Problem description
Quote all entries exactly, leaving pictures aside.

- - - - - - -

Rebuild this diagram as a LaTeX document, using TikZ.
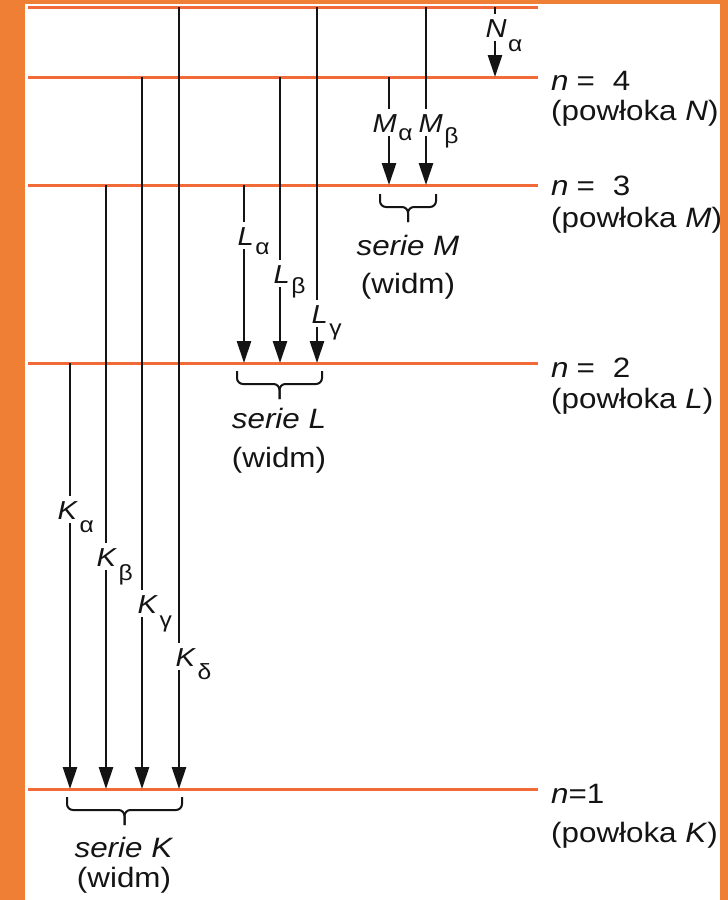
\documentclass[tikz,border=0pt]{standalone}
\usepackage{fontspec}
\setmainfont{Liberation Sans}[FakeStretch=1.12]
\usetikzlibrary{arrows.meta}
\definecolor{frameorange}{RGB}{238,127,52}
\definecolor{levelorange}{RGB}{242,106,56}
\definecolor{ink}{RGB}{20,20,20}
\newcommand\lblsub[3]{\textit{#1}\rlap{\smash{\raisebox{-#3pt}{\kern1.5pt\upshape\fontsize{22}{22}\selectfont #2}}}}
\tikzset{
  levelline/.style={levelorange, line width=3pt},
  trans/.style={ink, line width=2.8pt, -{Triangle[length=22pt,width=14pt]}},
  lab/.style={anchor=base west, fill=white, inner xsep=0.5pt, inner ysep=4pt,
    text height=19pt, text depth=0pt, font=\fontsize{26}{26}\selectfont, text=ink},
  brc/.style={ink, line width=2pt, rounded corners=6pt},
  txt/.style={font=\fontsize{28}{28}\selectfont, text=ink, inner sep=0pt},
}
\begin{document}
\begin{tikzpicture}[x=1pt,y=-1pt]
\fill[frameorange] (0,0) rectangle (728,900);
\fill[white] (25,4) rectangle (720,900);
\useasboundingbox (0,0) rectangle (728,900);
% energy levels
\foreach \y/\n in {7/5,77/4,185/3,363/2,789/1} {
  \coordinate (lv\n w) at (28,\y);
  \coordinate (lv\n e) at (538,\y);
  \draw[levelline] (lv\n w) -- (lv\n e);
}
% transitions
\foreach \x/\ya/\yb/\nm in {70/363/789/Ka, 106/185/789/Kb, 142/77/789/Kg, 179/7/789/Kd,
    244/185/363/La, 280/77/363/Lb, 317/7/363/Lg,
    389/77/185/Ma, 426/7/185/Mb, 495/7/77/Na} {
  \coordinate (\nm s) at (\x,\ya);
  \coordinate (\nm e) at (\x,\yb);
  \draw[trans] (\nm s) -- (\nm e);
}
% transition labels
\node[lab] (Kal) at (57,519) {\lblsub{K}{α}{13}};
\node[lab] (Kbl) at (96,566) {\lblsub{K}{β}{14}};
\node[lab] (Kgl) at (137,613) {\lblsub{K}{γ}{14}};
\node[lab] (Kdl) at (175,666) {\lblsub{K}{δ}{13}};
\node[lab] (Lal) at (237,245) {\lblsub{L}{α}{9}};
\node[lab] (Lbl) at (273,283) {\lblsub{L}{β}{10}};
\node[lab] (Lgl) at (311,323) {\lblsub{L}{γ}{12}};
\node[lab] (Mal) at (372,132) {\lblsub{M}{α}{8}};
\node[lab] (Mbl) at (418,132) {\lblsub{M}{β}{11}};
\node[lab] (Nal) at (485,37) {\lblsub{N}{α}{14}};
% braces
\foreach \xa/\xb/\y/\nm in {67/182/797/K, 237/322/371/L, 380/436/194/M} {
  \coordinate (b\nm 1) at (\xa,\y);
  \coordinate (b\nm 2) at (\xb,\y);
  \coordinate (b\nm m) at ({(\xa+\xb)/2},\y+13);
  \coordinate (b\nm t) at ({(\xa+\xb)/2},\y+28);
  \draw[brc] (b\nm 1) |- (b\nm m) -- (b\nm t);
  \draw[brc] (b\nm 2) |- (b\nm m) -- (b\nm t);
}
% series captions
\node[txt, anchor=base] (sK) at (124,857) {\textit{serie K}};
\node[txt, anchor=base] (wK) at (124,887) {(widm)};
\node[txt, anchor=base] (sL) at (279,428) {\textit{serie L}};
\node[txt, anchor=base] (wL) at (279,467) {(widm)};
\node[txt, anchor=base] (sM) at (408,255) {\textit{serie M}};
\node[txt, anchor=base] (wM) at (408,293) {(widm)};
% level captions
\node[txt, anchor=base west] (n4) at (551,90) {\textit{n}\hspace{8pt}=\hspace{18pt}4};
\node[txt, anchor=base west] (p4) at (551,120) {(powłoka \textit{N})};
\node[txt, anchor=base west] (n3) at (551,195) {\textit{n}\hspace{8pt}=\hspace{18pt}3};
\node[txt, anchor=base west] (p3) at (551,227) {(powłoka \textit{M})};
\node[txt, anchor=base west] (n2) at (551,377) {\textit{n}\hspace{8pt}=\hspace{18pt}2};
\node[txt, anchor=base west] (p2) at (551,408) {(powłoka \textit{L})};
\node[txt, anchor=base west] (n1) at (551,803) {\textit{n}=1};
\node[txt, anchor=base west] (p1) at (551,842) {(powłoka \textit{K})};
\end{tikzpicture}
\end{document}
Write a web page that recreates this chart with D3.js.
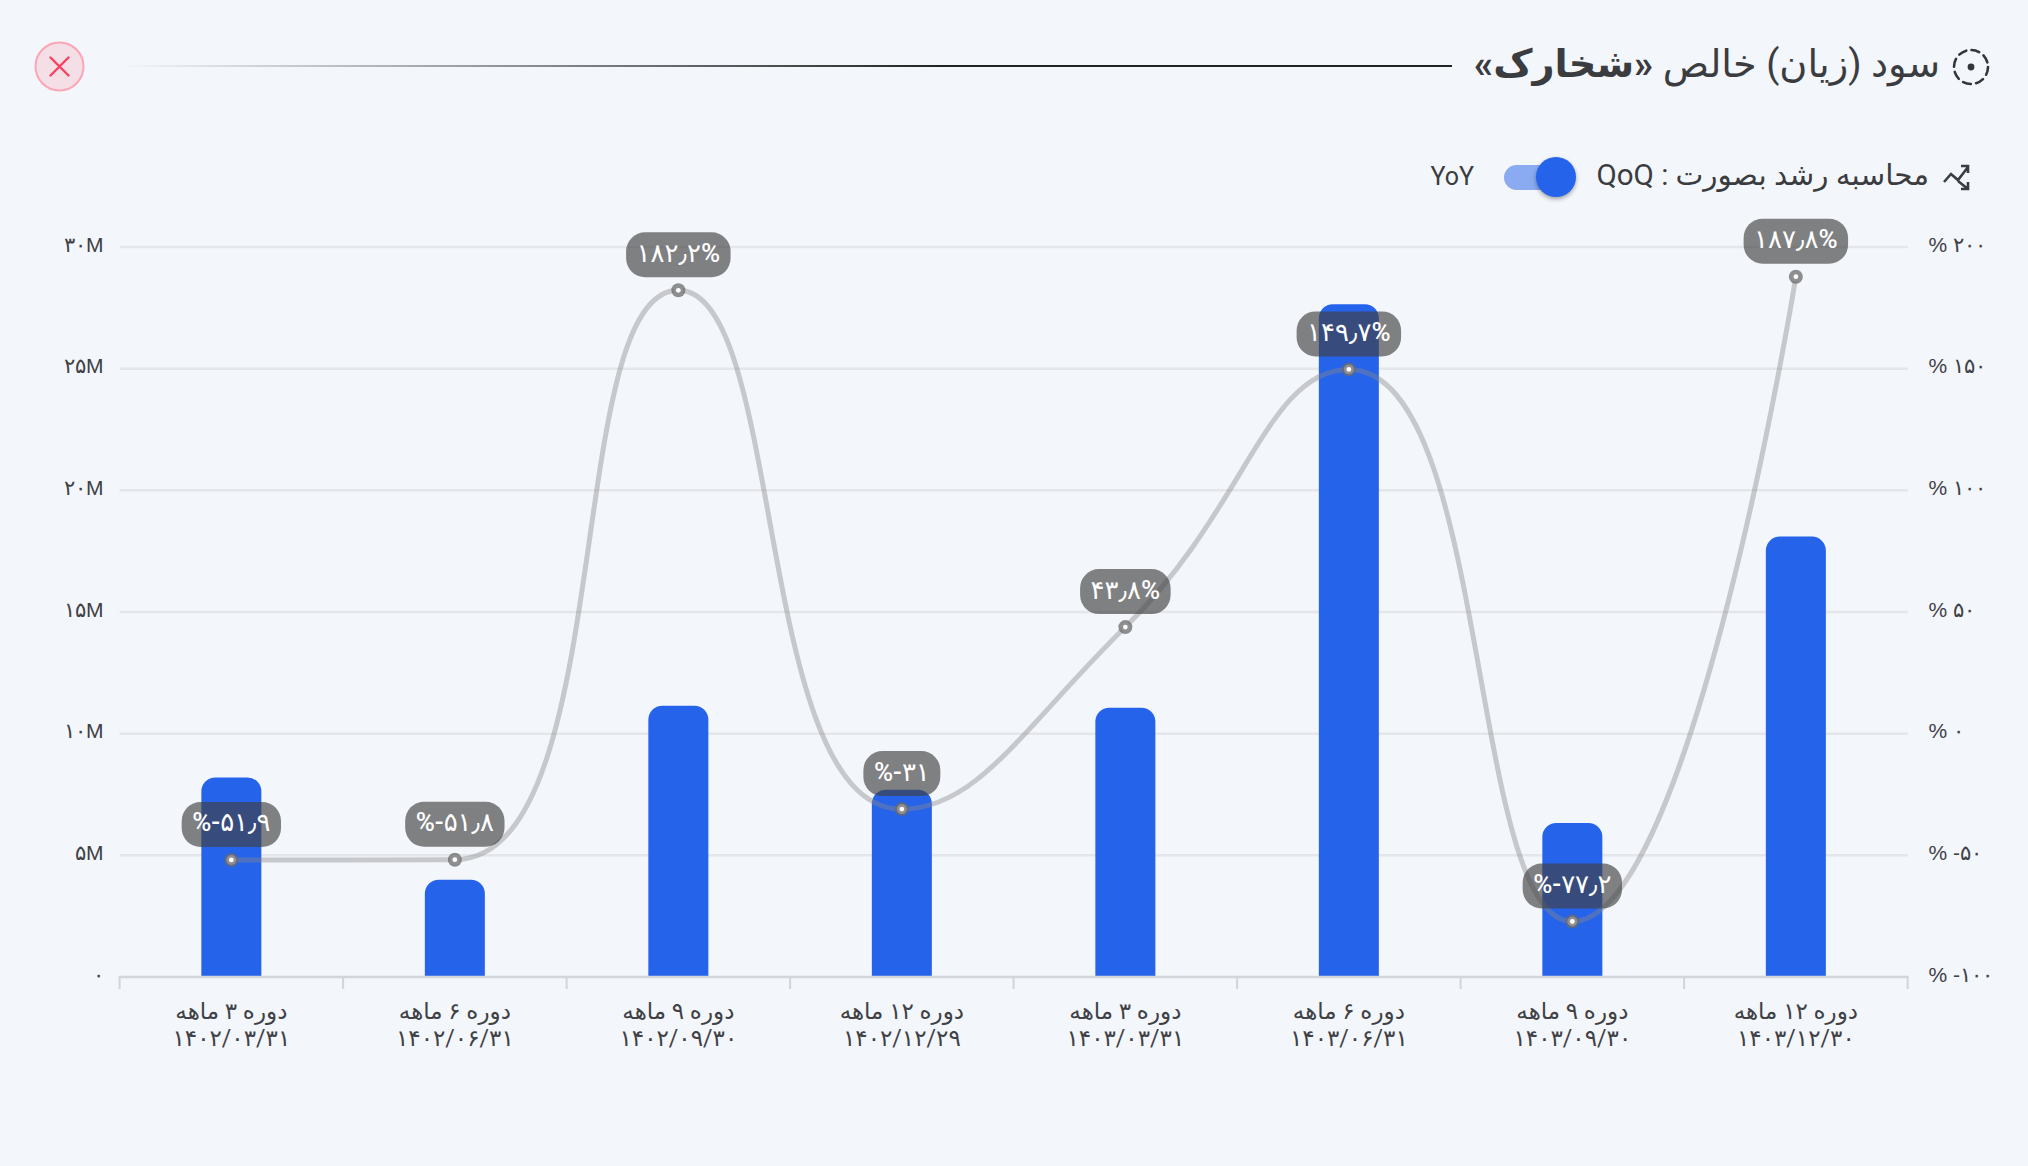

- - - - - - -

Task answer
Rebuild this diagram as a LaTeX document, using TikZ.
\documentclass[tikz,border=0pt]{standalone}
\usepackage{fontspec}
\setmainfont{Liberation Sans}[FakeStretch=1.12]
\usetikzlibrary{arrows.meta}
\definecolor{frameorange}{RGB}{238,127,52}
\definecolor{levelorange}{RGB}{242,106,56}
\definecolor{ink}{RGB}{20,20,20}
\newcommand\lblsub[3]{\textit{#1}\rlap{\smash{\raisebox{-#3pt}{\kern1.5pt\upshape\fontsize{22}{22}\selectfont #2}}}}
\tikzset{
  levelline/.style={levelorange, line width=3pt},
  trans/.style={ink, line width=2.8pt, -{Triangle[length=22pt,width=14pt]}},
  lab/.style={anchor=base west, fill=white, inner xsep=0.5pt, inner ysep=4pt,
    text height=19pt, text depth=0pt, font=\fontsize{26}{26}\selectfont, text=ink},
  brc/.style={ink, line width=2pt, rounded corners=6pt},
  txt/.style={font=\fontsize{28}{28}\selectfont, text=ink, inner sep=0pt},
}
\begin{document}
\begin{tikzpicture}[x=1pt,y=-1pt]
\fill[frameorange] (0,0) rectangle (728,900);
\fill[white] (25,4) rectangle (720,900);
\useasboundingbox (0,0) rectangle (728,900);
% energy levels
\foreach \y/\n in {7/5,77/4,185/3,363/2,789/1} {
  \coordinate (lv\n w) at (28,\y);
  \coordinate (lv\n e) at (538,\y);
  \draw[levelline] (lv\n w) -- (lv\n e);
}
% transitions
\foreach \x/\ya/\yb/\nm in {70/363/789/Ka, 106/185/789/Kb, 142/77/789/Kg, 179/7/789/Kd,
    244/185/363/La, 280/77/363/Lb, 317/7/363/Lg,
    389/77/185/Ma, 426/7/185/Mb, 495/7/77/Na} {
  \coordinate (\nm s) at (\x,\ya);
  \coordinate (\nm e) at (\x,\yb);
  \draw[trans] (\nm s) -- (\nm e);
}
% transition labels
\node[lab] (Kal) at (57,519) {\lblsub{K}{α}{13}};
\node[lab] (Kbl) at (96,566) {\lblsub{K}{β}{14}};
\node[lab] (Kgl) at (137,613) {\lblsub{K}{γ}{14}};
\node[lab] (Kdl) at (175,666) {\lblsub{K}{δ}{13}};
\node[lab] (Lal) at (237,245) {\lblsub{L}{α}{9}};
\node[lab] (Lbl) at (273,283) {\lblsub{L}{β}{10}};
\node[lab] (Lgl) at (311,323) {\lblsub{L}{γ}{12}};
\node[lab] (Mal) at (372,132) {\lblsub{M}{α}{8}};
\node[lab] (Mbl) at (418,132) {\lblsub{M}{β}{11}};
\node[lab] (Nal) at (485,37) {\lblsub{N}{α}{14}};
% braces
\foreach \xa/\xb/\y/\nm in {67/182/797/K, 237/322/371/L, 380/436/194/M} {
  \coordinate (b\nm 1) at (\xa,\y);
  \coordinate (b\nm 2) at (\xb,\y);
  \coordinate (b\nm m) at ({(\xa+\xb)/2},\y+13);
  \coordinate (b\nm t) at ({(\xa+\xb)/2},\y+28);
  \draw[brc] (b\nm 1) |- (b\nm m) -- (b\nm t);
  \draw[brc] (b\nm 2) |- (b\nm m) -- (b\nm t);
}
% series captions
\node[txt, anchor=base] (sK) at (124,857) {\textit{serie K}};
\node[txt, anchor=base] (wK) at (124,887) {(widm)};
\node[txt, anchor=base] (sL) at (279,428) {\textit{serie L}};
\node[txt, anchor=base] (wL) at (279,467) {(widm)};
\node[txt, anchor=base] (sM) at (408,255) {\textit{serie M}};
\node[txt, anchor=base] (wM) at (408,293) {(widm)};
% level captions
\node[txt, anchor=base west] (n4) at (551,90) {\textit{n}\hspace{8pt}=\hspace{18pt}4};
\node[txt, anchor=base west] (p4) at (551,120) {(powłoka \textit{N})};
\node[txt, anchor=base west] (n3) at (551,195) {\textit{n}\hspace{8pt}=\hspace{18pt}3};
\node[txt, anchor=base west] (p3) at (551,227) {(powłoka \textit{M})};
\node[txt, anchor=base west] (n2) at (551,377) {\textit{n}\hspace{8pt}=\hspace{18pt}2};
\node[txt, anchor=base west] (p2) at (551,408) {(powłoka \textit{L})};
\node[txt, anchor=base west] (n1) at (551,803) {\textit{n}=1};
\node[txt, anchor=base west] (p1) at (551,842) {(powłoka \textit{K})};
\end{tikzpicture}
\end{document}
Write a web page that recreates this chart with D3.js.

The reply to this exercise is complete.